Saudi-backed militants are advancing towards the western province, which is under the control of Yemen’s popular Houthi Ansarullah movement.
“The human impact of this fresh military offensive on Yemen’s western coastal areas is clear from the distressing stories shared by civilians displaced by the conflict,” Rawya Rageh, senior crisis response adviser at Amnesty International, said in a statement.
Citing a report by the United Nations, the rights group said clashes along Yemen’s western coast have displaced around 100,000 people in recent months, most of them from Hudaydah Province.
“It is a glimpse of what potentially lies in store on a wider scale if the fighting encroaches on the densely populated port city” it added.
Amnesty said fleeing the fighting has been costly for those who could actually afford it.
The vast majority of the displaced said “they could only fund the trip by selling precious belongings, such as wedding rings, property deeds and livestock.”
“They left on private buses and trucks, paying an average of 10,000 riyals (around £22 per person, a large amount in the local economy). In some cases, large families paid up to 150,000 riyals to escape,” it said.

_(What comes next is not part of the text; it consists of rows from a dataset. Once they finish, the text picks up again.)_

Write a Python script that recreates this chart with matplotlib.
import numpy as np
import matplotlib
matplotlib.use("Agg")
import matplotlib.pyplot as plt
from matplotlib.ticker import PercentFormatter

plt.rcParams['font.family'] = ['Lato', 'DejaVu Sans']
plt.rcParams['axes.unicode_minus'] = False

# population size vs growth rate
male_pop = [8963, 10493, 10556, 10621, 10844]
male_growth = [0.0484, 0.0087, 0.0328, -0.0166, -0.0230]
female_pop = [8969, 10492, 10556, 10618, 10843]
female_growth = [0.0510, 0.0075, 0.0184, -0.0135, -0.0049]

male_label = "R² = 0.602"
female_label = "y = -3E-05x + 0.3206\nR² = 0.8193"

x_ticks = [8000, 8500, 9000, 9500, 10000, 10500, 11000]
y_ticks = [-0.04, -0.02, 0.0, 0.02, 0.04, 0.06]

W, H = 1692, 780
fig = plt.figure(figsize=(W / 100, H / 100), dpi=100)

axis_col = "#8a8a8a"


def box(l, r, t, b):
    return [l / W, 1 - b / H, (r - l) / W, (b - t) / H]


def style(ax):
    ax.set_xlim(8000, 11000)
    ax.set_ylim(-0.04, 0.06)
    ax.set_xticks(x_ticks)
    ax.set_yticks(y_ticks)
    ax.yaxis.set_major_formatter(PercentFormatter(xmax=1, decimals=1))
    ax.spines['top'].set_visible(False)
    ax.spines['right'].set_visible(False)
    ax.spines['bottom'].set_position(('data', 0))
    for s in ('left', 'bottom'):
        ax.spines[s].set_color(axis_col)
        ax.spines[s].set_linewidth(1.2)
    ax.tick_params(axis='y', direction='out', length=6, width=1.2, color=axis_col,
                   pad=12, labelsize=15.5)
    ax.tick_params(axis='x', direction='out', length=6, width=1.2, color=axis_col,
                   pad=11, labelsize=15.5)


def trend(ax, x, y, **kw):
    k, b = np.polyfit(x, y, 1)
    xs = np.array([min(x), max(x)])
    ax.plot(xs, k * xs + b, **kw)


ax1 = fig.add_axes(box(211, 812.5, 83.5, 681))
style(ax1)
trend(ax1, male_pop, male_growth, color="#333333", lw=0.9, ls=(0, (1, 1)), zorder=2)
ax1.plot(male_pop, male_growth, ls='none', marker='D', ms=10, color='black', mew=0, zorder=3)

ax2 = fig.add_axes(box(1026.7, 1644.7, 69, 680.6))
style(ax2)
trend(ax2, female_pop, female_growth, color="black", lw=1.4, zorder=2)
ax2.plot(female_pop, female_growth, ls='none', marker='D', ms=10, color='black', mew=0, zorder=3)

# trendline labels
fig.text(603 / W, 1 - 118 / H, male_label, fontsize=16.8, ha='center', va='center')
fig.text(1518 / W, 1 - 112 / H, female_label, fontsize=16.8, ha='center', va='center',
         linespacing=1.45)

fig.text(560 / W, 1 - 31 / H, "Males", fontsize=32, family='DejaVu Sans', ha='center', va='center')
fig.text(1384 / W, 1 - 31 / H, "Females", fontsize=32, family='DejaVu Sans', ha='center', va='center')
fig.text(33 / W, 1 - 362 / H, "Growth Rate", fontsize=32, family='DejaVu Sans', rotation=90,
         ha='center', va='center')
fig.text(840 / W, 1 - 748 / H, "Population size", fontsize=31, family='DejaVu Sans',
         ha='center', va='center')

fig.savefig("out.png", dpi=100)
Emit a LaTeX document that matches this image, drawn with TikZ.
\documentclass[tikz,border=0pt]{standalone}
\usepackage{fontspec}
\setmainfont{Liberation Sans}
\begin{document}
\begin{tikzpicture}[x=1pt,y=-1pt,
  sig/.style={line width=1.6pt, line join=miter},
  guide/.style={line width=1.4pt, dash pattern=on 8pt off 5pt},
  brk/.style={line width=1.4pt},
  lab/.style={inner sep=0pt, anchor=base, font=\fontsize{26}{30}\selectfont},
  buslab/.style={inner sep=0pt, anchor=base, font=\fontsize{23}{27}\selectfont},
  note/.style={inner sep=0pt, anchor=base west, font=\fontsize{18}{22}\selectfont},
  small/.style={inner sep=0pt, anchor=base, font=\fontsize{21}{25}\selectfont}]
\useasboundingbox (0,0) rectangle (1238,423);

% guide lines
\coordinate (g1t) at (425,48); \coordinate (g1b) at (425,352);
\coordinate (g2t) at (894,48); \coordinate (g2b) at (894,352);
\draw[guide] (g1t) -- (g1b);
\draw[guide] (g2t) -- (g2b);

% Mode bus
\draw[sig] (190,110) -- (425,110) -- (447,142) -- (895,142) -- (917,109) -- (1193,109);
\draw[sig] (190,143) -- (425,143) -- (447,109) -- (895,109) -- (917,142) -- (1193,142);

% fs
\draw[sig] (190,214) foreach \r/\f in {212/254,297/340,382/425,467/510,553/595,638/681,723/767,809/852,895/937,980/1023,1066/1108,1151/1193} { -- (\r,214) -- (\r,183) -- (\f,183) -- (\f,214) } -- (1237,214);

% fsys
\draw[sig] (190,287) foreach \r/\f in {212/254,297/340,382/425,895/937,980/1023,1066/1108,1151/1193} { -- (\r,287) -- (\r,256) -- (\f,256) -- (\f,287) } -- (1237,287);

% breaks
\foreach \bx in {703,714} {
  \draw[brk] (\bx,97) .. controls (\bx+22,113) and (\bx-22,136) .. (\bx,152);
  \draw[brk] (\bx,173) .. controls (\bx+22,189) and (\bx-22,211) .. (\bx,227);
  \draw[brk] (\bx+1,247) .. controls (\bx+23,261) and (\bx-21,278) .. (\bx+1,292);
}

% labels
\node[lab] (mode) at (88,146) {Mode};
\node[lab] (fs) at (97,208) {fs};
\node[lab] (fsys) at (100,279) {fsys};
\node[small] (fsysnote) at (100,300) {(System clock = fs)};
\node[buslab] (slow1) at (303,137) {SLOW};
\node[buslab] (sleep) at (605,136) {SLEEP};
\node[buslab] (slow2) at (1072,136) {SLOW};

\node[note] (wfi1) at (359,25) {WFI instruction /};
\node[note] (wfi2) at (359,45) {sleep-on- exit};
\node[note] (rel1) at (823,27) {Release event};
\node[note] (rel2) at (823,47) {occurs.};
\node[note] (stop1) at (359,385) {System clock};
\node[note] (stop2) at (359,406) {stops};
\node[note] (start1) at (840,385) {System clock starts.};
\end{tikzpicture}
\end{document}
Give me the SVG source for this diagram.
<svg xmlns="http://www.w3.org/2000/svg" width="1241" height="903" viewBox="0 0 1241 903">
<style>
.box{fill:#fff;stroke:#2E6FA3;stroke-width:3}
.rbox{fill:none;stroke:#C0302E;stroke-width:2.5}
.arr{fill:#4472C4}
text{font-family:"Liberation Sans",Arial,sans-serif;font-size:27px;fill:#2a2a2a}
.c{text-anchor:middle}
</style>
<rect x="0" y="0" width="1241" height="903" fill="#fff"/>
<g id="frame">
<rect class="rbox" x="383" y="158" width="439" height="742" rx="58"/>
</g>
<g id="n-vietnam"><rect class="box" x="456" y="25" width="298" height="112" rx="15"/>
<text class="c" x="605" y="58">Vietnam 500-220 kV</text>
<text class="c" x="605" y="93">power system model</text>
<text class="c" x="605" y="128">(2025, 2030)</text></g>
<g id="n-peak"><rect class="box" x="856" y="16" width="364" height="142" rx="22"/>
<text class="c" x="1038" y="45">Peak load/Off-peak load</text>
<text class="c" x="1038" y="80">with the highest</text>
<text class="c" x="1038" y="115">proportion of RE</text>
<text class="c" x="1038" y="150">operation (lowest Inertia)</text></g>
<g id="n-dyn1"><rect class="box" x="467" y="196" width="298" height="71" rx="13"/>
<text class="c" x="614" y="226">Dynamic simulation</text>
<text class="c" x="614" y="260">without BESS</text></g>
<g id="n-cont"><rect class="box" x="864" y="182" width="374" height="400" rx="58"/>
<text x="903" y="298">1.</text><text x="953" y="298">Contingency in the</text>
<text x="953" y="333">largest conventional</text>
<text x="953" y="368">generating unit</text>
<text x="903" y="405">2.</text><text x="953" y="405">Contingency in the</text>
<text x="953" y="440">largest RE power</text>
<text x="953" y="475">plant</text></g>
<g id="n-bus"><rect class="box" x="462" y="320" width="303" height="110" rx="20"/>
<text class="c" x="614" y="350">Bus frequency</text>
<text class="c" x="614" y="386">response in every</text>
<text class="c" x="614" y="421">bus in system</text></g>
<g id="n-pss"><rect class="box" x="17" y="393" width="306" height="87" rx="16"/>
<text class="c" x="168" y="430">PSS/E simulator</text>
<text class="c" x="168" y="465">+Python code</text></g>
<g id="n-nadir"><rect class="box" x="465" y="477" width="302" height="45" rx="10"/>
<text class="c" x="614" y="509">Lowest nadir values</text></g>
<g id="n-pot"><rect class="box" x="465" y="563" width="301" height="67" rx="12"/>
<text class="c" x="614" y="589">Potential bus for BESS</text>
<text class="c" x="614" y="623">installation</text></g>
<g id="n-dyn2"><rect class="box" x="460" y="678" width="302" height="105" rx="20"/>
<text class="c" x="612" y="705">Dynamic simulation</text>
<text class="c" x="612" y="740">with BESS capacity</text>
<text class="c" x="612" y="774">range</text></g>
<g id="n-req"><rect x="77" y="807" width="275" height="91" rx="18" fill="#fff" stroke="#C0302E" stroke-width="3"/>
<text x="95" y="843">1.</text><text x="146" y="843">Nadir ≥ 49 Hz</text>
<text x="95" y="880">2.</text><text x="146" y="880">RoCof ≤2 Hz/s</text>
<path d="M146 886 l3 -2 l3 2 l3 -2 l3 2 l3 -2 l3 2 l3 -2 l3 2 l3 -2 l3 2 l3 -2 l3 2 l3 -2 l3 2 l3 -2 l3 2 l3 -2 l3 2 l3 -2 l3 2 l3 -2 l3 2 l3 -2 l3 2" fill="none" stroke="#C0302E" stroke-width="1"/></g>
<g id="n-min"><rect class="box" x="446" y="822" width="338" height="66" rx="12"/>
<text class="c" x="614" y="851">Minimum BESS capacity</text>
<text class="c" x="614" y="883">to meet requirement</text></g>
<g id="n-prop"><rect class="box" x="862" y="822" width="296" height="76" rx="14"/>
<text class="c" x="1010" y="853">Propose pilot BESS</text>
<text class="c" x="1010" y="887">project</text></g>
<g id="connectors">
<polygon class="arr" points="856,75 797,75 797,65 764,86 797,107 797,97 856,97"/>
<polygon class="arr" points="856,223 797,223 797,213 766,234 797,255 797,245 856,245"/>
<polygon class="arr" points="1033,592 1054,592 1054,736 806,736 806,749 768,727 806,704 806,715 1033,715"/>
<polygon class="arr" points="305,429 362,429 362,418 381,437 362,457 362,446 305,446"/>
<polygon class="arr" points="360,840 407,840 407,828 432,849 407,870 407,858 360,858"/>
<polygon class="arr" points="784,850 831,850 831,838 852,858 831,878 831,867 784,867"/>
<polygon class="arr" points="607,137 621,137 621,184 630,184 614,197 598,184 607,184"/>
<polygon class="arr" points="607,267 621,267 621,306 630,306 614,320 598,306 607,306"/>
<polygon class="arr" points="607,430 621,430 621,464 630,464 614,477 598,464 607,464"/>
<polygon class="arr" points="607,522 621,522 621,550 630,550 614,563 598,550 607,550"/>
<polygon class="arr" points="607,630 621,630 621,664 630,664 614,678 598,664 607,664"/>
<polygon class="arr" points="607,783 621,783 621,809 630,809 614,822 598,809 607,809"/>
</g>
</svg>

One woman from Qataba said she fled during fierce clashes, and while she managed to bring her infant and toddler daughters, she left behind her mother and seven-year-old son.
“We left not thinking we would survive. We thought we would surely die… [but] by the end of it we hoped we died instead of going through what we went through,” she said.
Saudi Arabia and its allies launched the war on Yemen in March 2015 in support of Hadi, a close ally of Riyadh. The Yemeni Ministry of Human Rights announced in a statement on March 25 that the Saudi-led war had left 600,000 civilians dead and injured until then.
The Saudi-led countries have also blockaded the already-impoverished Yemen, causing widespread famine and food insecurity.
According to United Nations figures, a record 22.2 million people in Yemen are in need of food aid, including 8.4 million threatened by severe hunger.